Clifton argues that Roslin wants to abort Sharon's fetus not because of a security risk but because the doubts that Baltar could maintain the cover-up of Sharon's presence on Galactica if he became president. He further argues that Adama is ambivalent about carrying out Roslin's order but understands her motivation. Rose Wojnar of The San Diego Union-Tribune notes that the conflict over Roslin's order "mirrors the abortion debate in today's world".

Clifton compares the triad of Roslin, Sharon, and her unborn daughter with the Triple Goddess concept. In a review of a later episode, he says Demand Peace is "right about everything".

==Production==
Moore described "Epiphanies" as "our biggest Laura Roslin show to date." The writers decided to introduce a cure for Roslin's cancer so they could include her in the rest of the series without progressively worsening her conditions. They also found attractive the idea of complicating Roslin's role as the prophesied leader of humanity, who is supposed to be dying. They considered basing the treatment on embryonic stem cells harvested from the fetus to connect the episode to real-world debates over stem cells, but this was rejected as medically implausible and gimmicky.

Moore felt that the series had not paid enough attention to different points of view within the fleet.
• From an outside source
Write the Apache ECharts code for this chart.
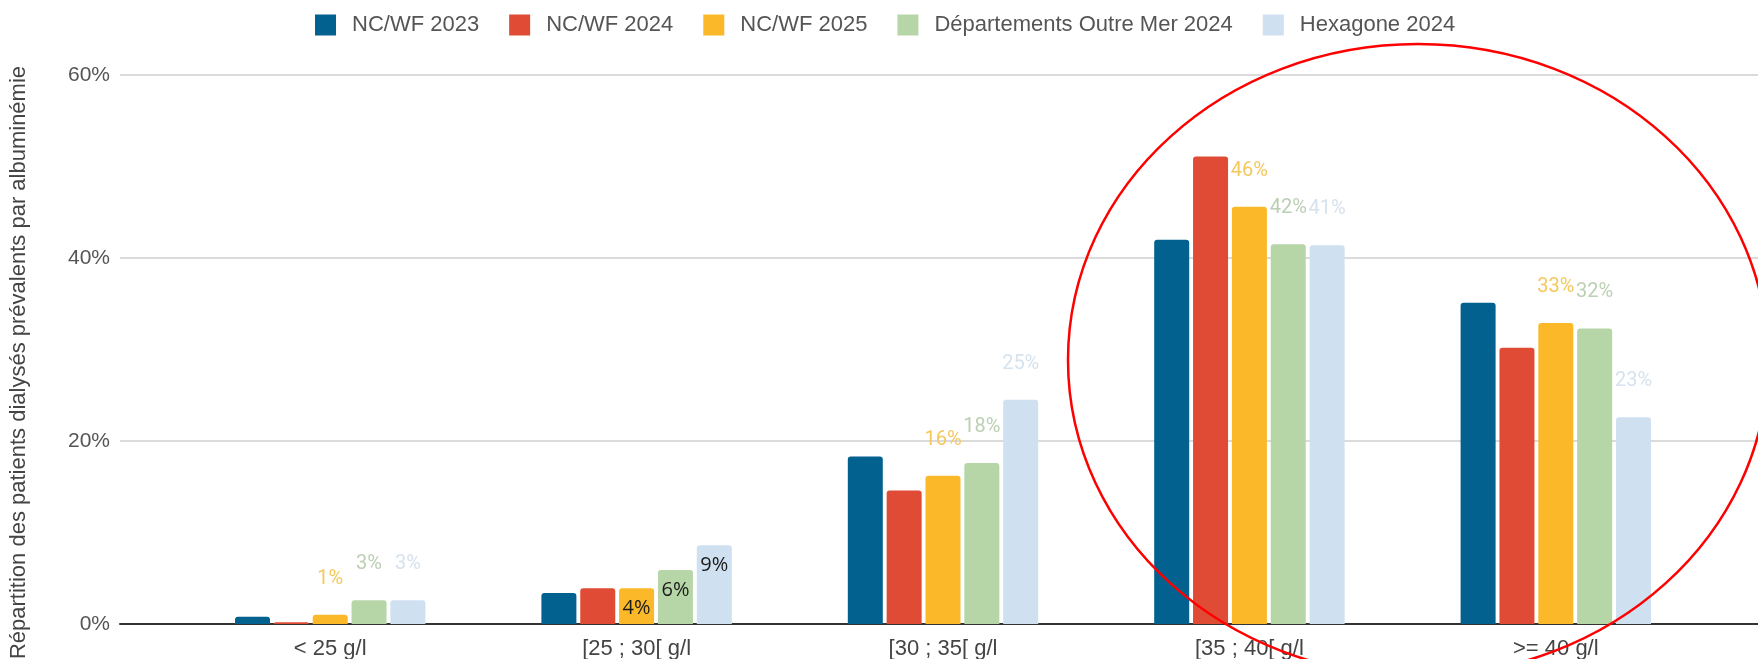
<!DOCTYPE html>
<html>
<head>
<meta charset="utf-8">
<script src="https://cdn.jsdelivr.net/npm/echarts@6/dist/echarts.min.js"></script>
<style>
  html, body { margin: 0; padding: 0; background: #fff; }
  #chart { width: 1758px; height: 659px; }
</style>
</head>
<body>
<div id="chart"></div>
<script>
// categories (albuminémie classes)
const categories = ['< 25 g/l', '[25 ; 30[ g/l', '[30 ; 35[ g/l', '[35 ; 40[ g/l', '>= 40 g/l']

// % of prevalent dialysis patients
const ncwf2023 = [0.8, 3.4, 18.3, 42.0, 35.1]
const ncwf2024 = [0.2, 3.9, 14.6, 51.1, 30.2]
const ncwf2025 = [1.0, 3.9, 16.2, 45.6, 32.9]
const dom2024 = [2.6, 5.9, 17.6, 41.5, 32.3]
const hexagone2024 = [2.6, 8.6, 24.5, 41.4, 22.6]

const yTicks = [0, 20, 40, 60]

const chart = echarts.init(document.getElementById('chart'))

const fontMain = '"Liberation Sans", Arial, sans-serif'

// labels of the second group sit inside the bars, in dark text
const insideLabel = {
  position: 'insideTop',
  distance: 10,
  color: '#1b1b1b',
  fontSize: 20,
  fontFamily: '"Open Sans", "Noto Sans", sans-serif'
}

function withLabels (values) {
  return values.map((v, i) => i === 1 ? { value: v, label: insideLabel } : v)
}

function barSeries (name, values, color, labelColor) {
  const s = {
    name: name,
    type: 'bar',
    xAxisIndex: 1,
    yAxisIndex: 1,
    barWidth: 35,
    barGap: '11%',
    itemStyle: { color: color, borderRadius: [3, 3, 0, 0] },
    data: values
  }
  if (labelColor) {
    s.data = withLabels(values)
    s.label = {
      show: true,
      position: 'top',
      distance: 26,
      color: labelColor,
      fontSize: 20,
      fontFamily: 'Roboto, sans-serif',
      formatter: p => Math.round(p.value) + '%'
    }
  }
  return s
}

const option = {
  backgroundColor: '#fff',
  animation: false,
  legend: {
    left: 310,
    top: 9,
    padding: 5,
    itemWidth: 21,
    itemHeight: 21,
    itemGap: 30,
    icon: 'rect',
    itemStyle: { borderRadius: 2 },
    textStyle: {
      color: '#555',
      fontSize: 22,
      fontFamily: fontMain,
      padding: [0, 0, 0, 11]
    }
  },
  grid: [
    { left: 120, right: 0, top: 75, bottom: 35, outerBoundsMode: 'none' },
    { left: 177, right: 49, top: 75, bottom: 35, outerBoundsMode: 'none' }
  ],
  xAxis: [
    {
      gridIndex: 0,
      type: 'value',
      min: 0,
      max: 1,
      axisLabel: { show: false },
      axisTick: { show: false },
      splitLine: { show: false },
      axisLine: { show: true, lineStyle: { color: '#333', width: 2 } }
    },
    {
      gridIndex: 1,
      type: 'category',
      data: categories,
      axisLine: { show: false },
      axisTick: { show: false },
      axisLabel: {
        color: '#444',
        fontSize: 22,
        fontFamily: fontMain,
        margin: 14
      }
    }
  ],
  yAxis: [
    {
      gridIndex: 0,
      type: 'value',
      min: yTicks[0],
      max: yTicks[yTicks.length - 1],
      interval: 20,
      axisLine: { show: false },
      axisTick: { show: false },
      axisLabel: {
        formatter: '{value}%',
        color: '#555',
        fontSize: 21,
        fontFamily: fontMain,
        margin: 10
      },
      splitLine: { lineStyle: { color: '#cfcfcf', width: 1.5 } },
      name: 'Répartition des patients dialysés prévalents par albuminémie',
      nameLocation: 'middle',
      nameGap: 90,
      nameTextStyle: {
        color: '#444',
        fontSize: 22,
        fontFamily: fontMain,
        padding: [0, 26, 0, 0]
      }
    },
    {
      gridIndex: 1,
      type: 'value',
      min: yTicks[0],
      max: yTicks[yTicks.length - 1],
      show: false,
      splitLine: { show: false }
    }
  ],
  series: [
    barSeries('NC/WF 2023', ncwf2023, '#02618f'),
    barSeries('NC/WF 2024', ncwf2024, '#e04b35'),
    barSeries('NC/WF 2025', ncwf2025, '#fbb829', '#f5c85e'),
    barSeries('Départements Outre Mer 2024', dom2024, '#b6d6a8', '#bccfb4'),
    barSeries('Hexagone 2024', hexagone2024, '#cfe0f1', '#d6e2ee')
  ],
  // red hand-drawn highlight around the two last groups
  graphic: [
    {
      type: 'ellipse',
      shape: { cx: 1418, cy: 360, rx: 350, ry: 316 },
      style: { fill: 'none', stroke: '#ff0000', lineWidth: 2.5 },
      z: 100
    }
  ]
}

chart.setOption(option)
</script>
</body>
</html>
Demand Peace was developed to demonstrate dissenting opinions, which Moore regards as inevitable in any body politic. He also considered it "a healthy exercise" for him and the other Battlestar Galactica writers, whom he described as generally liberal, to write an episode whose antagonists belong to the political left. He notes that Adama's harsh treatment of Jahee runs counter to actor Edward James Olmos's politics, as well. However, Moore emphasized in his podcast commentary that the episode, like the rest of the series, is not intended to be polemical or allegorical to real-world events.

The writers considered waiting several episodes before re-introducing Head Six after her disappearance in "Resurrection Ship", but Moore felt that "Baltar was less interesting without Six." Instead they inserted dialogue to indicate that several weeks had passed without Six appearing to Baltar.
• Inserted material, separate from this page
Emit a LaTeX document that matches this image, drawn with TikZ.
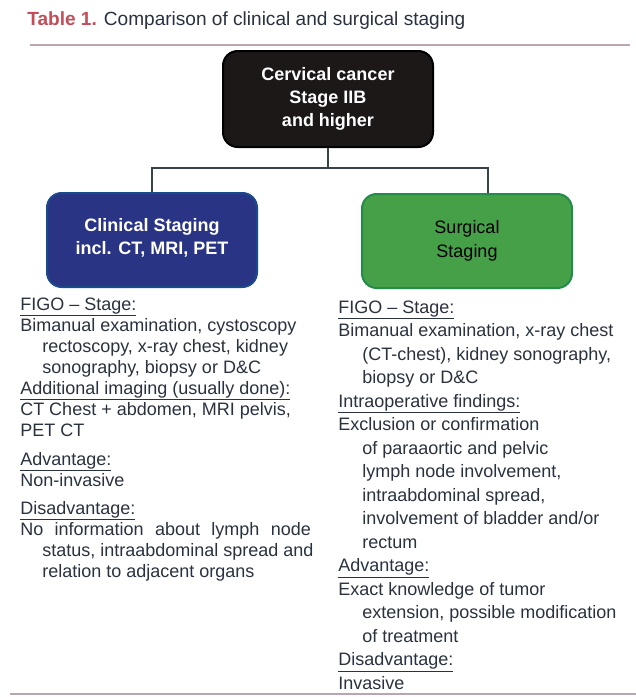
\documentclass[tikz,border=0pt]{standalone}
\usepackage{fontspec}
\setmainfont{Liberation Sans}

\definecolor{rulegray}{RGB}{186,166,178}
\definecolor{titlered}{RGB}{196,78,88}
\definecolor{boxblack}{RGB}{28,24,24}
\definecolor{boxnavy}{RGB}{42,52,132}
\definecolor{navyedge}{RGB}{26,74,140}
\definecolor{boxgreen}{RGB}{70,160,72}
\definecolor{greenedge}{RGB}{36,140,74}
\definecolor{linkgray}{RGB}{55,66,74}
\definecolor{textgray}{RGB}{42,50,64}

\begin{document}
\begin{tikzpicture}[x=0.75pt, y=-0.75pt, font=\fontsize{13.5}{16}\selectfont,
    stagebox/.style={draw, line width=1.5pt, rounded corners=11pt, align=center,
      minimum width=157.5pt, minimum height=70.5pt, inner sep=0pt},
    link/.style={draw=linkgray, line width=1.6pt},
    body/.style={anchor=base west, inner sep=0pt, text=textgray},
    rulebar/.style={draw=rulegray, line width=2.2pt}]
  \useasboundingbox[fill=white] (0,0) rectangle (636,697);

  % title and rules
  \node[body, font=\fontsize{14.3}{16}\selectfont] (title) at (27,25)
    {{\color{titlered}\bfseries Table 1.} Comparison of clinical and surgical staging};
  \draw[rulebar] (30,45) -- (630,45);
  \draw[rulebar] (10,694) -- (636,694);

  % boxes
  \node[stagebox, fill=boxblack, draw=black, text=white, font=\fontsize{13.5}{17.5}\selectfont\bfseries,
    minimum height=72pt] (cancer) at (328,99) {Cervical cancer\\Stage IIB\\and higher};
  \node[stagebox, fill=boxnavy, draw=navyedge, text=white, font=\fontsize{13.5}{17}\selectfont\bfseries,
    text depth=5pt] (clinical) at (152,240) {Clinical Staging\\incl. CT, MRI, PET};
  \node[stagebox, fill=boxgreen, draw=greenedge, text=black, font=\fontsize{13.5}{17.5}\selectfont]
    (surgical) at (467,241) {Surgical\\Staging};

  \coordinate (split) at (328,168);
  \draw[link] (cancer) -- (split);
  \draw[link] (split) -| (clinical.north);
  \draw[link] (split) -| ([xshift=15.75pt]surgical.north);

  % clinical staging column
  \foreach \y/\t [count=\i] in {310/{FIGO -- Stage:}, 394/{Additional imaging (usually done):},
      465/{Advantage:}, 514/{Disadvantage:}} {
    \node[body] (lh\i) at (20,\y) {\underline{\t}};
  }
  \foreach \x/\y/\t [count=\i] in {20/331/{Bimanual examination, cystoscopy},
      42/352/{rectoscopy, x-ray chest, kidney},
      42/373/{sonography, biopsy or D\&C},
      20/415/{CT Chest + abdomen, MRI pelvis,},
      20/436/{PET CT},
      20/486/{Non-invasive},
      20/535/{\makebox[218pt][s]{No information about lymph node}},
      42/556/{status, intraabdominal spread and},
      42/577/{relation to adjacent organs}} {
    \node[body] (lt\i) at (\x,\y) {\t};
  }

  % surgical staging column
  \foreach \y/\t [count=\i] in {313/{FIGO -- Stage:}, 407/{Intraoperative findings:},
      571.5/{Advantage:}, 665.5/{Disadvantage:}} {
    \node[body] (rh\i) at (338,\y) {\underline{\t}};
  }
  \foreach \x/\y/\t [count=\i] in {338/336.5/{Bimanual examination, x-ray chest},
      362/360/{(CT-chest), kidney sonography,},
      362/383.5/{biopsy or D\&C},
      338/430.5/{Exclusion or confirmation},
      362/454/{of paraaortic and pelvic},
      362/477.5/{lymph node involvement,},
      362/501/{intraabdominal spread,},
      362/524.5/{involvement of bladder and/or},
      362/548/{rectum},
      338/595/{Exact knowledge of tumor},
      362/618.5/{extension, possible modification},
      362/642/{of treatment},
      338/689/{Invasive}} {
    \node[body] (rt\i) at (\x,\y) {\t};
  }
\end{tikzpicture}
\end{document}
The succession letter is based on a real-world tradition in which each outgoing President of the United States leaves a letter for his successor in the Oval Office. The letter that appears in the episode is less complimentary than letters that appeared in early drafts.

Moore confessed it was unrealistic that Demand Peace would not recognize Gina as a Number Six copy despite her eyeglasses and different hairstyle.

==Reception==
"Epiphanies" received lukewarm critical review. Keith McDuffee of TV Squad called Demand Peace "interesting" but wrote, "After an amazing double-part season premiere ["Resurrection Ship"], the show tones down a little." Amanda Keith of the Los Angeles Newspaper Group called the episode's flaws "numerous". Clifton gave the episode a B−, praising the editing and several actors' performances but mocking the episode's technobabble and "mangled logic". Wojnar gave the episode an A−, citing relief over Roslin's cure but noting "some bad acting and some uneven editing." Simon Brew of Den of Geek praised Mary McDonnell (Roslin)'s performance.

==Connection to other series elements==
- Gina detonates the warhead in the second-season finale, "Lay Down Your Burdens, Part 2", destroying Cloud Nine and inadvertently signaling the human fleet's position to the other Cylons.
- Roslin's cancer is only in remission; by the third-season finale, "Crossroads, Part 2", it has returned.